There have been too many tragic deaths lately. Let’s talk about some “don’ts” when it comes to speaking or writing about death in Christian spirituality. It is a common practice among evangelicals to preach about dead people who don’t know Jesus OR even the ones who do. Some even write about it. I think this is a crime. It’s true disrespect to the dead. During seminary, I’ve been told also that funerals are the best place to evangelize because that’s when people are most vulnerable. I think this is all immoral. Let me give some examples.
I saw an article about this young man who worked in Thailand in a household of extensive Christian contact, but this young man wanted to think more about it. Eventually, the young man died in an accident without ever knowing Jesus. It’s supposed to elicit emotions from the reader. The only emotion it elicited was not that we need to quickly tell others about Jesus. Instead, I got angry. Is this guy serious? If Christians actually believe in a literal hell, the writer is using the case of someone going to hell to somehow moralize towards some other ends. Using the dead to accomplish one’s means is the greatest form of disrespect. To use death to illustrate in order to get a certain response from our audience is highly immoral.
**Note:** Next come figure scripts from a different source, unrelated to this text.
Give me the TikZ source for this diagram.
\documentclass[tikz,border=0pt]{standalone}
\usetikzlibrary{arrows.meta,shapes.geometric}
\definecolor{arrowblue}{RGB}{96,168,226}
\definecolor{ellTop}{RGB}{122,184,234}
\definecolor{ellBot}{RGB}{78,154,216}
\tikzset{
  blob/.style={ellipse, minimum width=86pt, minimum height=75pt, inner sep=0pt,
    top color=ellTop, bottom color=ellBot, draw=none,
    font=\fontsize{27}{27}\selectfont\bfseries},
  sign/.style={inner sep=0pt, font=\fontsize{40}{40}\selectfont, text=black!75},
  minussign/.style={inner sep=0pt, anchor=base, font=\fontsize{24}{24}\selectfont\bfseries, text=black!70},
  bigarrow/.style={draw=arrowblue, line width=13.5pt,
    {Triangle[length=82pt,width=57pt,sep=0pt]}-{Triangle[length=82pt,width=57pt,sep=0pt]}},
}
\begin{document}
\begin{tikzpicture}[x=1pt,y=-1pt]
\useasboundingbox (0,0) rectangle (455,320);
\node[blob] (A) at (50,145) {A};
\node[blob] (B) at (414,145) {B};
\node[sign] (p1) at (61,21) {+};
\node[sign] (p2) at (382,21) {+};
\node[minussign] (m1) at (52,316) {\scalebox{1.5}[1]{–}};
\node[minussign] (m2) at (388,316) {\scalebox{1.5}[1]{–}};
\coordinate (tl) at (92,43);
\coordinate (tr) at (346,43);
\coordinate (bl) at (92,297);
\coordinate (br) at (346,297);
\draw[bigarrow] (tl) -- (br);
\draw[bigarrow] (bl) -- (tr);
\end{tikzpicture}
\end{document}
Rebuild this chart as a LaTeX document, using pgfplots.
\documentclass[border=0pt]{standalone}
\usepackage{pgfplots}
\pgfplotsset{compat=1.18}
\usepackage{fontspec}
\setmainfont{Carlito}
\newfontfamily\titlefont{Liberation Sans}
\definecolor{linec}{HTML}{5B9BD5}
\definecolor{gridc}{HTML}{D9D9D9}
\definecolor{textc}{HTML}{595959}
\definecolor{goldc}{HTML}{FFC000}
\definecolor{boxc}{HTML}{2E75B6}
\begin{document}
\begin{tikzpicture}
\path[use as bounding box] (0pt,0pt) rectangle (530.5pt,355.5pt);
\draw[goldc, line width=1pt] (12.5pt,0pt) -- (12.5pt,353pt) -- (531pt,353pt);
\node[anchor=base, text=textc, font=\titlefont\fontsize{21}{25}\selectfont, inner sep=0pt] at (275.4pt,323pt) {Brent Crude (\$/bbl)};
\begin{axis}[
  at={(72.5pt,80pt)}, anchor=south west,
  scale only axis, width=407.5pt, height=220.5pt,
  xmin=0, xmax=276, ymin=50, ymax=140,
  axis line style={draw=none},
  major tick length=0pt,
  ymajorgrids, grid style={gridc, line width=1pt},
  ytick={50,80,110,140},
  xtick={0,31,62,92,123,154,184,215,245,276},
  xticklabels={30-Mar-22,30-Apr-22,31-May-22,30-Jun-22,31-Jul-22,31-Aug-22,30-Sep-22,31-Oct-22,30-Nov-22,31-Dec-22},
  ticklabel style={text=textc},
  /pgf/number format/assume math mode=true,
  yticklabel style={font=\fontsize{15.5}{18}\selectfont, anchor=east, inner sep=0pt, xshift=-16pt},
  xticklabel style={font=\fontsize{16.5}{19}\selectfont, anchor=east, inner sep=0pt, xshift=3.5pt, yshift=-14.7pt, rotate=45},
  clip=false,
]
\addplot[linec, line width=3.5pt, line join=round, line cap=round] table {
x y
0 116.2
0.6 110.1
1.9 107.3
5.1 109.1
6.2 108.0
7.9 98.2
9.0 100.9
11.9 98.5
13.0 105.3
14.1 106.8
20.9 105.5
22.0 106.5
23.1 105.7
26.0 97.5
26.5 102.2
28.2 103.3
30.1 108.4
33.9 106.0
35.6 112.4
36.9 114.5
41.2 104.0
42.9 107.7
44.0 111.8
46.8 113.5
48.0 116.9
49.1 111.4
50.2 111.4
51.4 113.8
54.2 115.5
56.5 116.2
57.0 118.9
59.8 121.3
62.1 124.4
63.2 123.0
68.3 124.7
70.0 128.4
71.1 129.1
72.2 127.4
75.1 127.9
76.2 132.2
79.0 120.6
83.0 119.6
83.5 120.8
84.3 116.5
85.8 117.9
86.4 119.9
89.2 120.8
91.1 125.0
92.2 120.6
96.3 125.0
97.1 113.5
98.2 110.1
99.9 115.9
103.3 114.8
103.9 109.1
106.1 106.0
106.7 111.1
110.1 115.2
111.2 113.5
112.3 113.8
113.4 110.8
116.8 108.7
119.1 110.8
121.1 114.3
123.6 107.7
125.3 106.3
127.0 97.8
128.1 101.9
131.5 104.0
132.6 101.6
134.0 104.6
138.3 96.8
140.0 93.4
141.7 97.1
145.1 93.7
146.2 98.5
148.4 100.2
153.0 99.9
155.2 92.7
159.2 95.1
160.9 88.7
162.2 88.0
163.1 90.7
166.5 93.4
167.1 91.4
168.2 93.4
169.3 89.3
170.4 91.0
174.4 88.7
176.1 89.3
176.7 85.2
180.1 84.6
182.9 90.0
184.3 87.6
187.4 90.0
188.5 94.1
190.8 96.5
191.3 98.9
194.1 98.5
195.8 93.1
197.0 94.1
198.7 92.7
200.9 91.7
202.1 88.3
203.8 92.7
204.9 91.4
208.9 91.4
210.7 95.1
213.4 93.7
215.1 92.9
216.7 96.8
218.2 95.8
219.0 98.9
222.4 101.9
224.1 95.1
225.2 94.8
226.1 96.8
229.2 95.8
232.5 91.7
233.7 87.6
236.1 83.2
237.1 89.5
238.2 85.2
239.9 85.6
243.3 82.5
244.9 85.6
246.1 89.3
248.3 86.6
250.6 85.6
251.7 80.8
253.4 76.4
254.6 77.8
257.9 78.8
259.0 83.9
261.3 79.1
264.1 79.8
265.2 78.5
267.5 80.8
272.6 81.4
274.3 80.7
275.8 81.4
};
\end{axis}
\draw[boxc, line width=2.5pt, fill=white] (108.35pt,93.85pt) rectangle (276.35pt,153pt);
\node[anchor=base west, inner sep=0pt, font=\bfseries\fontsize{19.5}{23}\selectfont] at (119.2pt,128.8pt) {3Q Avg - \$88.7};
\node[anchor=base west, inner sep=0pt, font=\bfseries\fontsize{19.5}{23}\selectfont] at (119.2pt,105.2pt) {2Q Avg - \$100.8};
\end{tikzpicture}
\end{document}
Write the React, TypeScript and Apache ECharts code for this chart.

Back to my seminary professor who taught me about funerals. I was absolutely uneasy when I heard it. Is he serious? Is he really thinking that using people vulnerable emotions in the time of loss to gain converts is the best and more tasteful way? In my estimation, that is the most tasteless thing I’ve ever heard (okay, maybe I exaggerate, but it certainly is one of the most tasteless things). By disrespecting the dead, he also disrespected the living. It is no better than someone trying to sell life insurance at a funeral.
As a Christian, I am not saying all the stuff that is said is totally untrue. Some of it is scarily true (at least from my perspective). Truth however does not occur in isolation. Truth has context. Truth told in inappropriate context still does not quite do the job. In fact, such truths hurt by turning people off the faith completely. Think about when Jesus talked about death and eternal life. Did he try to scare the hell out of people so that he could scare people out of hell? No!!! Jesus often talked of eternal punishment when he condemned unethical and rich people (e.g. Matthew 25; Luke 16). He spoke strongly to people who were at their strongest but not at their weakest. Try that on for size in your upper middle class church and see what happens. Report back, will you? I’m only half joking, if an ACTUAL imitation of Jesus can actually be told as a joke.
So, preachers (and writers), please, I implore you, before you think you can “use” death for anything, stop before it’s too late. Death is a horrible event. Death made Jesus cry. I think the only appropriate response to death is to weep with those who weep. The commemoration of the dead is sacred whether the dead is Christian or not. Neither funeral nor moralizing sermon illustrations taken from dead is ever appropriate. Moralizing, philosophizing and theologizing about the dead are all immoral acts.